O espetáculo é aberto com um número musical de impacto, liderado por Castilho na sanfona. Os atores tocam e cantam uma homenagem ao fazer teatral – um mundo de sonhos, fantasias. No prólogo, a trupe é apresentada, com as suas virtudes no canto e no manuseio dos instrumentos musicais: sanfona, triângulo, bumbo, rebeca, viola e flauta transversa. Desde o primeiro instante, o que se estabelece cenicamente é uma viagem por uma atmosfera onírica operístico-popular. Vemos todos os ingredientes de uma ópera dialogando com inteligência,simplicidade e sofisticação melódica com o teatro mambembe popular. É uma verdadeira simbiose entre a comédia dell’arte e as tradições brasileiras. Farsas, pantomimas,bufonarias,mentiras, malandragens e brejeirices. Tudo isso regido pela excelente direção de Daniel Herz, e contando com a firme batuta musical de Leandro Castilho e a preparação vocal de Zé Rescala.
A cenografia destaca uma carroça com os objetos de uma trupe mambembe
Castilho cria uma partitura de ritmos entre o canto, a fala e os princípios da música clássica; a embocadura e os prolongamentos das vogais da ópera. Alcançando excelente efeito para a montagem, que em nenhum momento pretende ser a adaptação fidedigna do gênero, e sendo este o grande a certo de Herz. Um dos momentos mais marcantes é quando os músicos executam uma ária e os instrumentos são acrescentados um a um.
Glauco Bernardi cria na cenografia uma praça e onde fica exposta a parafernália necessária para uma apresentação teatral. A plateia tem o privilégio em assistir a transformação de cada um dos personagens, apenas pelo acréscimo dos figurinos e adereços de Heloísa Frederico, todos dispostos em manequins e um símbolo imortalizado em filme e baús. Apesar de ser um elemento muito comum nas trupes mambembes, e um símbolo imortalizado em filmes como A Viagem do Capitão Tomado, de Ettore Scola – a carroça consegue nos apresentar surpresas, como a abertura de seu teto, que se transforma em um balcone, e suas laterais em um santuário. O trabalho de corpo de Márcia Rubin é preciso e bem executado pela trupe de andarilhos. A luz com ares artesanais e atmosfera difusa também é um acerto de Paulo César Medeiros.
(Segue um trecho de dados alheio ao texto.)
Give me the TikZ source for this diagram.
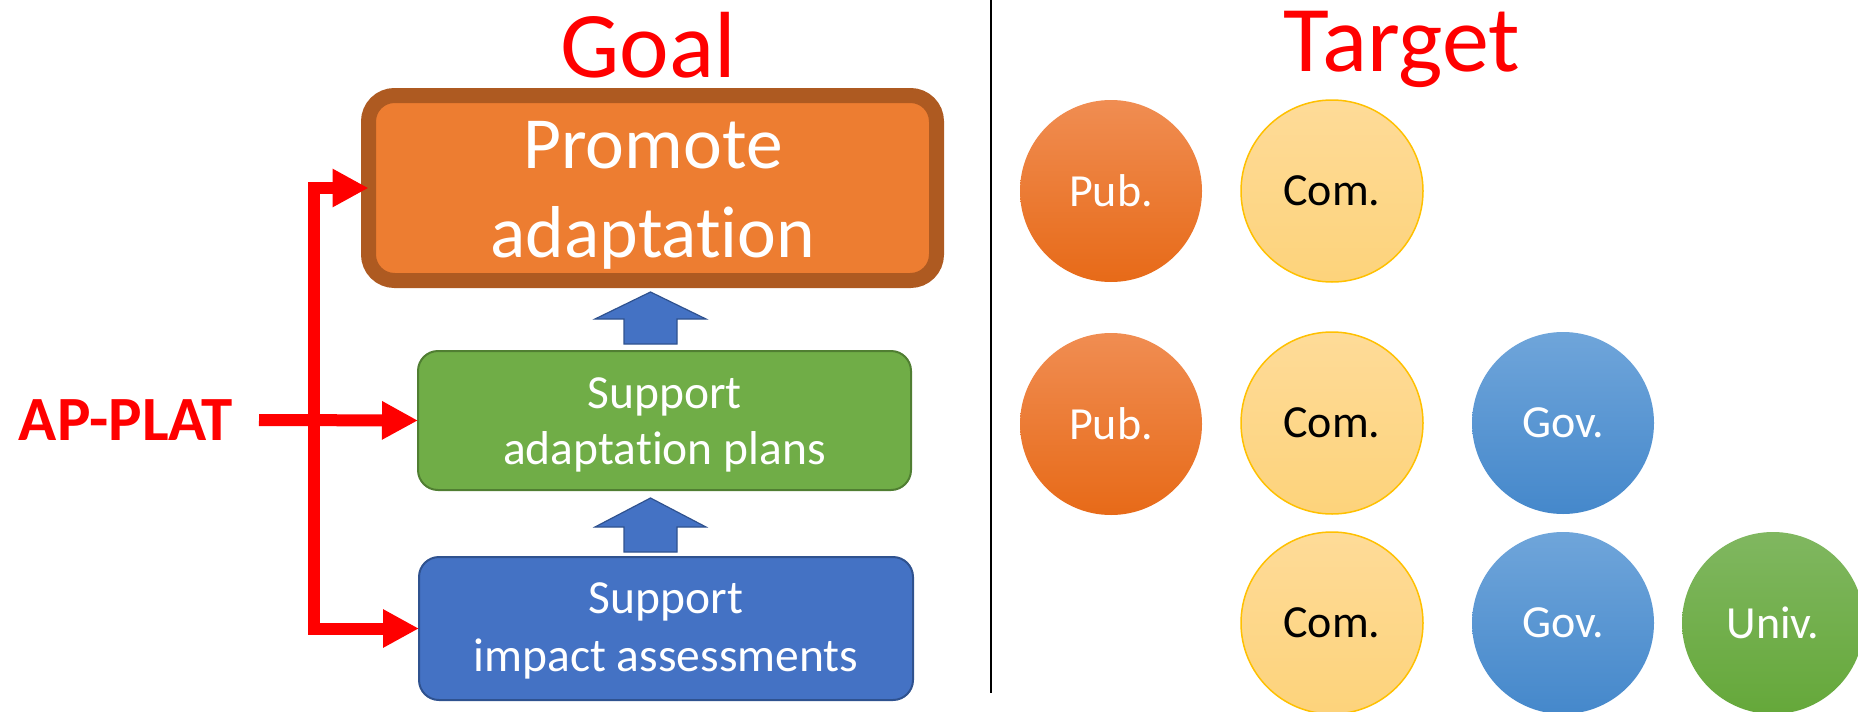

Além do destaque Leandro Castilho, todo o elenco tem atuação destacada: Vanessa Dantas (Maria Flor), Leonardo Bastos (Bocó, Quebra Queixo e Seu Delegado), Julia Gorman (Di Mola e Rocambole), Marcio Fonseca (Comida de Onça e Seu Juiz), Marcel Octávio (João do Bode), Flávio Pardal (Conde Almaviva), Gláucio Gomes (doutor Bartolo) e Alice Caymmi (Santinha do Mandacaru).